[INSTRUCTIONS FOR THE TASK] Repeat exactly and only the lines from the line containing "Write a Python" through the line containing "import numpy as np", both included.

## begin DATA FOR PROCESSING

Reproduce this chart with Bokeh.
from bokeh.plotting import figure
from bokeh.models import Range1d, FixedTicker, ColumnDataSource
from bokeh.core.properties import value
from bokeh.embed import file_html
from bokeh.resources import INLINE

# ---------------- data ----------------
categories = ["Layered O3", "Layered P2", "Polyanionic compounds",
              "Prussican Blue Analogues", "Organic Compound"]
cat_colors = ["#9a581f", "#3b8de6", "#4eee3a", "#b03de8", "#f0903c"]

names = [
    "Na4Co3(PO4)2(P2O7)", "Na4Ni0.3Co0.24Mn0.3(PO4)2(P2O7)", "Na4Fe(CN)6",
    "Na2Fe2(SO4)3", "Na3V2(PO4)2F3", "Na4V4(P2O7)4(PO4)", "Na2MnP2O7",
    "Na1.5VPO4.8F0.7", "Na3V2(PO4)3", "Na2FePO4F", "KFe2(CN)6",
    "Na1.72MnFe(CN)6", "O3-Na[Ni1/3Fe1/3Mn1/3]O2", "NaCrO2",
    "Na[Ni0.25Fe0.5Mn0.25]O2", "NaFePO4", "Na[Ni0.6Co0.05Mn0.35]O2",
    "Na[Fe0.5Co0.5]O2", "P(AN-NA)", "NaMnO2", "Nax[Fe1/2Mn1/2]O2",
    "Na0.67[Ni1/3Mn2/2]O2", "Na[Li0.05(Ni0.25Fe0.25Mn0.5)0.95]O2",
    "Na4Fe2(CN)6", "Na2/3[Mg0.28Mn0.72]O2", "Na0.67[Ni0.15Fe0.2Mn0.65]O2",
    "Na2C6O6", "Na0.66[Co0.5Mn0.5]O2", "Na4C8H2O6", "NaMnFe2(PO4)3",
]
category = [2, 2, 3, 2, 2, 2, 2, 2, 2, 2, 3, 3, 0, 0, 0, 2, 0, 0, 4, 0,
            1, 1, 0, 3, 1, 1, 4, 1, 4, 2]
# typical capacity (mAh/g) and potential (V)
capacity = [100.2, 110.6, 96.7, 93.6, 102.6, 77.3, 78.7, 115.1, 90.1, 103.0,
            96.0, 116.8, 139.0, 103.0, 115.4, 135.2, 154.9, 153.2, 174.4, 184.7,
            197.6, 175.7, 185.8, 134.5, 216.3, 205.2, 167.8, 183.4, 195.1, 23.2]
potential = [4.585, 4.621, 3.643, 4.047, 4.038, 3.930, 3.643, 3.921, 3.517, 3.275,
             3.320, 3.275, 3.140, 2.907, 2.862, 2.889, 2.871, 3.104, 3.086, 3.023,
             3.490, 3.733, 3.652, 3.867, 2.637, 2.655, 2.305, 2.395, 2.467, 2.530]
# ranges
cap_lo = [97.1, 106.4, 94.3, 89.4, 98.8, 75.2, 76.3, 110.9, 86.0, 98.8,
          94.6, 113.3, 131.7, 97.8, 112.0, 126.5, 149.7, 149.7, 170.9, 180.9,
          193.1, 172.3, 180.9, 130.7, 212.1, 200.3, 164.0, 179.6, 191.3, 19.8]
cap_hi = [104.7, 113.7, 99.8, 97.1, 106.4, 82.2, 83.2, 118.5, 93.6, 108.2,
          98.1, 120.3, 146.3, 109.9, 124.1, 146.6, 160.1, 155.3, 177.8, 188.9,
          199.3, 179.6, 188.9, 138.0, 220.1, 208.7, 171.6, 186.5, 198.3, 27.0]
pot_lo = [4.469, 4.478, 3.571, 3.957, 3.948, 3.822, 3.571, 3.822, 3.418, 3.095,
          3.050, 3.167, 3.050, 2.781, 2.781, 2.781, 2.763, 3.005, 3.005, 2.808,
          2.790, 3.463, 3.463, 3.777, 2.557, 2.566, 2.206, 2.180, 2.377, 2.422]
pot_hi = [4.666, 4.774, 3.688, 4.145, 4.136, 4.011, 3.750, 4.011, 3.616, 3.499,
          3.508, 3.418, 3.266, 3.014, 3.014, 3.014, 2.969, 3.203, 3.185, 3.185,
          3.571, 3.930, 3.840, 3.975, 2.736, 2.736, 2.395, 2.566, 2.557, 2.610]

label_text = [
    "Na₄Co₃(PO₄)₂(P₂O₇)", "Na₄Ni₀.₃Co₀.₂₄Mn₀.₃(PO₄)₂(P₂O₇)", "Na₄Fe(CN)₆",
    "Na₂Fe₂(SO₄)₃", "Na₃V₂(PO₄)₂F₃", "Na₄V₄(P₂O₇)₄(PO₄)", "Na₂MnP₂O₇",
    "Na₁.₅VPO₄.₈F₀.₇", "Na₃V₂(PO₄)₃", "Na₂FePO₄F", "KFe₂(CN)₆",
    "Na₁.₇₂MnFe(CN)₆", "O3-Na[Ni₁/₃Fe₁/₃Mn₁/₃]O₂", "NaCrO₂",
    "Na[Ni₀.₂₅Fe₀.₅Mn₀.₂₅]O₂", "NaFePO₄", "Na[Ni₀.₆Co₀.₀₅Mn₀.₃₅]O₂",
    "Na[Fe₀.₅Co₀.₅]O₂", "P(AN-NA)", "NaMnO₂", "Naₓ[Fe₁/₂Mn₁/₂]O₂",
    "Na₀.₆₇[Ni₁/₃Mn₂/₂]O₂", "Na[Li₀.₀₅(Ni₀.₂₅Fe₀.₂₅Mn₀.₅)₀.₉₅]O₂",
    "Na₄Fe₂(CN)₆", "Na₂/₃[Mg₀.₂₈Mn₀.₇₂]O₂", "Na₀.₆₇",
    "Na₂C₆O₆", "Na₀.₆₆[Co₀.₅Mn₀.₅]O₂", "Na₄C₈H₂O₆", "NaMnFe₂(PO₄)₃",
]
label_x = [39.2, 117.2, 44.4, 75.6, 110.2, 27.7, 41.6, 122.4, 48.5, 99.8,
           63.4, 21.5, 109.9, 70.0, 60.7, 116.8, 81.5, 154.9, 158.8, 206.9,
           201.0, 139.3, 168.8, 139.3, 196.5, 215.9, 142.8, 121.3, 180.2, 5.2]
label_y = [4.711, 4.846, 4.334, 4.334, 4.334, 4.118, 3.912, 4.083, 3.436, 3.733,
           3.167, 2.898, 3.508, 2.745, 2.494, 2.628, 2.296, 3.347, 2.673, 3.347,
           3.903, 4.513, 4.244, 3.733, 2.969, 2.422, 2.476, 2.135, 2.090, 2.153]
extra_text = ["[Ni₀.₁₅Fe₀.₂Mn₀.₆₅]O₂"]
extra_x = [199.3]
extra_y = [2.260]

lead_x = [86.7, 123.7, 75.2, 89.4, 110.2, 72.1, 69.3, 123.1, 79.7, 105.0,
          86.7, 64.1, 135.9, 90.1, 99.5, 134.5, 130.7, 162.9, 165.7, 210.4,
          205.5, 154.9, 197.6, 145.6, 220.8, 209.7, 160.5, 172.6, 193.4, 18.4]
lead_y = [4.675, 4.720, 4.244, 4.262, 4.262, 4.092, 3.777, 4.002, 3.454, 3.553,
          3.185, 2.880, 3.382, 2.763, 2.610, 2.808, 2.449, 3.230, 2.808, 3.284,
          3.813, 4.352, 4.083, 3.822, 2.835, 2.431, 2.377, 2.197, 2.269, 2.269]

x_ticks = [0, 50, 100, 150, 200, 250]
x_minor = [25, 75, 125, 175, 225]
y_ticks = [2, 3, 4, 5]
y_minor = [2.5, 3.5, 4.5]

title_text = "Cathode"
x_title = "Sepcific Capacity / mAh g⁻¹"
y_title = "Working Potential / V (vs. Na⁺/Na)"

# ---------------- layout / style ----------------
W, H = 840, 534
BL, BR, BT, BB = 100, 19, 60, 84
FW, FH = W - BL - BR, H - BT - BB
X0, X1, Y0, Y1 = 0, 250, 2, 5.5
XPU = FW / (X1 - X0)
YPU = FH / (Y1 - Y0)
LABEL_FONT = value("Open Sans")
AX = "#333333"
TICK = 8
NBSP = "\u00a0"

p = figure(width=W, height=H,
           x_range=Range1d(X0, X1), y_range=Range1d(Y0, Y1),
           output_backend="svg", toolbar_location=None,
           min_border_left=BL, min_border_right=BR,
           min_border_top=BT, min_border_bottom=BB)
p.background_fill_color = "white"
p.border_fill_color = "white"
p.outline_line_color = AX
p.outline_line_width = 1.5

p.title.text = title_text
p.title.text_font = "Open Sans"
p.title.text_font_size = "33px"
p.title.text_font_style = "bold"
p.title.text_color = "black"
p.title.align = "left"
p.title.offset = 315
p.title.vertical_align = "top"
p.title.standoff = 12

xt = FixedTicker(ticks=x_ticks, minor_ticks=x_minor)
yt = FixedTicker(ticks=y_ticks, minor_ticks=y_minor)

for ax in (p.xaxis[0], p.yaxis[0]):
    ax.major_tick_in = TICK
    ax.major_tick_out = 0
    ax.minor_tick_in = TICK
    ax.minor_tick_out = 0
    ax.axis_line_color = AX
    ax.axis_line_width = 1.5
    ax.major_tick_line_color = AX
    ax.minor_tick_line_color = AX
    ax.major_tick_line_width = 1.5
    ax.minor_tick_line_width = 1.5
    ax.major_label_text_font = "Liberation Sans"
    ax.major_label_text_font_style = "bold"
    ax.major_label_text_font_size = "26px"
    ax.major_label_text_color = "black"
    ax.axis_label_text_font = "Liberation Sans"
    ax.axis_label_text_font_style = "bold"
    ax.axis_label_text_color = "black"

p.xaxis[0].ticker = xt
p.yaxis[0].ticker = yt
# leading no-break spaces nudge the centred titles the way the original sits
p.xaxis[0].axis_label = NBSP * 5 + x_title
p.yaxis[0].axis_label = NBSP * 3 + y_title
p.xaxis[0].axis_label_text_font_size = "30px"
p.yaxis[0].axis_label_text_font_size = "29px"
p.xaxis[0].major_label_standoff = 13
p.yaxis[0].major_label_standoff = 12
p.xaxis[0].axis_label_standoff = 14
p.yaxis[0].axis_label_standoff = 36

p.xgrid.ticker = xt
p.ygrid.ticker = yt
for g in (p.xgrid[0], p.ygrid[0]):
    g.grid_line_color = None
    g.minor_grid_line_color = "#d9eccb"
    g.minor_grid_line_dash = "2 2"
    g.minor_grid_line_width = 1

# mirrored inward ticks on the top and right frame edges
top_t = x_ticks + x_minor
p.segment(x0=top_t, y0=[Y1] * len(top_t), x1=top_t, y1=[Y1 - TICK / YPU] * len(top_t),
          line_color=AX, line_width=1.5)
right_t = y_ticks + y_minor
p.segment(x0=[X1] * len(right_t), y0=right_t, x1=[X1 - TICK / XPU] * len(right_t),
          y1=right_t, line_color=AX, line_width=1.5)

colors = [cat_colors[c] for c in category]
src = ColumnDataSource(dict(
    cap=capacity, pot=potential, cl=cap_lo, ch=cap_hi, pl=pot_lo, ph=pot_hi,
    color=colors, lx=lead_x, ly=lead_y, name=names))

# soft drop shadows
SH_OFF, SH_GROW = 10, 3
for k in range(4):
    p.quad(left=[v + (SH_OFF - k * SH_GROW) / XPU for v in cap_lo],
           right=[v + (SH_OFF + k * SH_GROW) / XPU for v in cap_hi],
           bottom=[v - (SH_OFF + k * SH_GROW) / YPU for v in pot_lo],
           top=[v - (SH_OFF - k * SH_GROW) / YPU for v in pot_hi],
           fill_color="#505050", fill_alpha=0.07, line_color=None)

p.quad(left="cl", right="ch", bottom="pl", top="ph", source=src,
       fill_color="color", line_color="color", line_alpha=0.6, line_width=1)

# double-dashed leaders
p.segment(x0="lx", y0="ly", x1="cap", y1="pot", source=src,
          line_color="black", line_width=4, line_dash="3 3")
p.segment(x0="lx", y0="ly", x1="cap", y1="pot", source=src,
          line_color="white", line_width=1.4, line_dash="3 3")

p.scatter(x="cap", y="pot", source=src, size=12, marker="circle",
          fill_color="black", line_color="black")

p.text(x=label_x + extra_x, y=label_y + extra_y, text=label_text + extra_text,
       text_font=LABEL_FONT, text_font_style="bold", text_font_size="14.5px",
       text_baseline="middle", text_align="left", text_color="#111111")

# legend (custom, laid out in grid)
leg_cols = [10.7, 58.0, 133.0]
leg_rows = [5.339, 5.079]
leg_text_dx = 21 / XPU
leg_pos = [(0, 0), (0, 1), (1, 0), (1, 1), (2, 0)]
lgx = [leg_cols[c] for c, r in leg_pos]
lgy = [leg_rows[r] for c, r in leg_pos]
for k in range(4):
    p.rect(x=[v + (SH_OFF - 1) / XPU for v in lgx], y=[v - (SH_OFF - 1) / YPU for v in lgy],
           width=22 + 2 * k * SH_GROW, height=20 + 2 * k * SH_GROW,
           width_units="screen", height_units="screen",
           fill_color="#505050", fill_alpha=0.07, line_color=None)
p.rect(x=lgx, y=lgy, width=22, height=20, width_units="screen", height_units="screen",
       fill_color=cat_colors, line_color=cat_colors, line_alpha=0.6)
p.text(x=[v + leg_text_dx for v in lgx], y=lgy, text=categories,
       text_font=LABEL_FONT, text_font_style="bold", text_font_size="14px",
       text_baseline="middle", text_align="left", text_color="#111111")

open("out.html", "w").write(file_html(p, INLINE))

## end DATA FOR PROCESSING
## begin DATA FOR PROCESSING

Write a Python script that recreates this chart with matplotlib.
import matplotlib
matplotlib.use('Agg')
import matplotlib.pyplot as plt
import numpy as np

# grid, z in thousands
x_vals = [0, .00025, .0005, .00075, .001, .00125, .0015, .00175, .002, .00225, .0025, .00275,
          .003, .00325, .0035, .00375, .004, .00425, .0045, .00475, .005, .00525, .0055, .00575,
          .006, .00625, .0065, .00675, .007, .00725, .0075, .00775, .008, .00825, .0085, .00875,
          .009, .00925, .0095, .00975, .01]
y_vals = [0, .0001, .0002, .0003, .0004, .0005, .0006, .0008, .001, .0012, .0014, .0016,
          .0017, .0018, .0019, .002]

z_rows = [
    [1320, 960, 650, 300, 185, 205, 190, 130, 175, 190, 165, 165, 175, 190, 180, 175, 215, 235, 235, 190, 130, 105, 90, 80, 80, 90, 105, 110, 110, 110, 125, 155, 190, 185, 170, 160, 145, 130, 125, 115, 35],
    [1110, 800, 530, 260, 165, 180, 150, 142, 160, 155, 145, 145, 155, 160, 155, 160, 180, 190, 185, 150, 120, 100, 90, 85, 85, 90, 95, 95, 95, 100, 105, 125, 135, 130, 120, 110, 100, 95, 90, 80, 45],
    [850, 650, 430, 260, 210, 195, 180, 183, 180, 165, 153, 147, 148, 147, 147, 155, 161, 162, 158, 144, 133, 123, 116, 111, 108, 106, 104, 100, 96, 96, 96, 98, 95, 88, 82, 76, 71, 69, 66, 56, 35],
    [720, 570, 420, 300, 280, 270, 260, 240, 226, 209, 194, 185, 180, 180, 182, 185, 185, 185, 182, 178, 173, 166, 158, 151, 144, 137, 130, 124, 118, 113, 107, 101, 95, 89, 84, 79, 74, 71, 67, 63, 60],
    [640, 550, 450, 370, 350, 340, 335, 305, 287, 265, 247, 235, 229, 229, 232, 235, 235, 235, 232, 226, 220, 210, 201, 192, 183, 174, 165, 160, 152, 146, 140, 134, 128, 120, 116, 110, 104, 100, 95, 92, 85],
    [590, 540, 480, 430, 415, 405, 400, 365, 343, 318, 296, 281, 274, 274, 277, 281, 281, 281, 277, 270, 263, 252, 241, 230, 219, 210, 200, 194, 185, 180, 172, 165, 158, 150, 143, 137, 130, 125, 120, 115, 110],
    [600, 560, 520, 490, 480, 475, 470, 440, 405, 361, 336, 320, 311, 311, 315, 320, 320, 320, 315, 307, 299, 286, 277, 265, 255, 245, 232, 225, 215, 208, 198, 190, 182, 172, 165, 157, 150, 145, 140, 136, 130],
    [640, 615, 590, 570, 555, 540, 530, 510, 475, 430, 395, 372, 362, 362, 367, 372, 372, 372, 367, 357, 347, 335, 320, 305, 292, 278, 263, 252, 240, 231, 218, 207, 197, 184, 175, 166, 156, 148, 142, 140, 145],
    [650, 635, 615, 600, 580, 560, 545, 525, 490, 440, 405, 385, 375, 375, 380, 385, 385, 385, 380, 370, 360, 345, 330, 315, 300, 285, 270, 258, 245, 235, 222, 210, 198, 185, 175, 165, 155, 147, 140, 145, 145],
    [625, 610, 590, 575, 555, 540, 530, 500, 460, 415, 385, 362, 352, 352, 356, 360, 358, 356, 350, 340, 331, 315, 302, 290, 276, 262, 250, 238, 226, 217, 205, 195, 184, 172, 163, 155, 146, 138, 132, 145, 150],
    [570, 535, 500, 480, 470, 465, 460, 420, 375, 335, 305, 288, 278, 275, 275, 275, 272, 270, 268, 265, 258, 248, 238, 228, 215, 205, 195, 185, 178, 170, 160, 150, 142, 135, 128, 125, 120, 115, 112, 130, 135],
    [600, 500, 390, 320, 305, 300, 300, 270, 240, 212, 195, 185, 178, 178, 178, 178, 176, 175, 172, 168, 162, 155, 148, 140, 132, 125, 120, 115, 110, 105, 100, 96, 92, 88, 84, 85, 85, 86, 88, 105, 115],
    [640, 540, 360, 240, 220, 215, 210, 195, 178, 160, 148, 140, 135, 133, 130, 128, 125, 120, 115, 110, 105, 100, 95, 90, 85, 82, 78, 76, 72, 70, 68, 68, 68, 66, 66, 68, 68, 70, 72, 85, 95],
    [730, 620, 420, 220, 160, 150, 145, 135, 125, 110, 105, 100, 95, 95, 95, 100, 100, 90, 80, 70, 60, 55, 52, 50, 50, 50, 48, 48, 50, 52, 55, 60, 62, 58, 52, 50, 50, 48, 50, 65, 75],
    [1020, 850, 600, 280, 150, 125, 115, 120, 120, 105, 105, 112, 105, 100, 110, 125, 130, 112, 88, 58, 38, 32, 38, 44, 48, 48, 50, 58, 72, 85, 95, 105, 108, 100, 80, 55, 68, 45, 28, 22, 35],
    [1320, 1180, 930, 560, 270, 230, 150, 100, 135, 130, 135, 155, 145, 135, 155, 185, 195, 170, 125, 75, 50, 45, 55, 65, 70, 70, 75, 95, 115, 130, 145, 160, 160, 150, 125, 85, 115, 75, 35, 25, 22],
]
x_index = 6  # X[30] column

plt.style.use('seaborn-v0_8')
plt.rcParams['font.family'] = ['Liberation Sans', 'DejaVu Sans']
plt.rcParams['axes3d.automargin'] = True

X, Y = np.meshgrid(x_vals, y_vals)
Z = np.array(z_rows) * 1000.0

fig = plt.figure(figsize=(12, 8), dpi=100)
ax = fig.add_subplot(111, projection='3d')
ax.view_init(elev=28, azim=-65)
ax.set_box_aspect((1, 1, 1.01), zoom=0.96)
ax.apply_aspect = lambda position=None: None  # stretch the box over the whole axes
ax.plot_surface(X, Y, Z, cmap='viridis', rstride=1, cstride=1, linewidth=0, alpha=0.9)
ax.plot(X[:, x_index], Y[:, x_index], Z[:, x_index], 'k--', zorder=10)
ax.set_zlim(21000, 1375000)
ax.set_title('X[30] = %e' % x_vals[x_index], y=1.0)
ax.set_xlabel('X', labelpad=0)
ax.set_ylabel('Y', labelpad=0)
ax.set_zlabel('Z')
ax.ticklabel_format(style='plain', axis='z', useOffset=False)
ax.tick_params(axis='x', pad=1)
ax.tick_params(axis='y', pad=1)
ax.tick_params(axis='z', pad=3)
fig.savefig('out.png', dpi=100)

## end DATA FOR PROCESSING

[EXERCISE OUTPUT]
Write a Python script that recreates this chart with matplotlib.
import matplotlib
matplotlib.use('Agg')
import matplotlib.pyplot as plt
import numpy as np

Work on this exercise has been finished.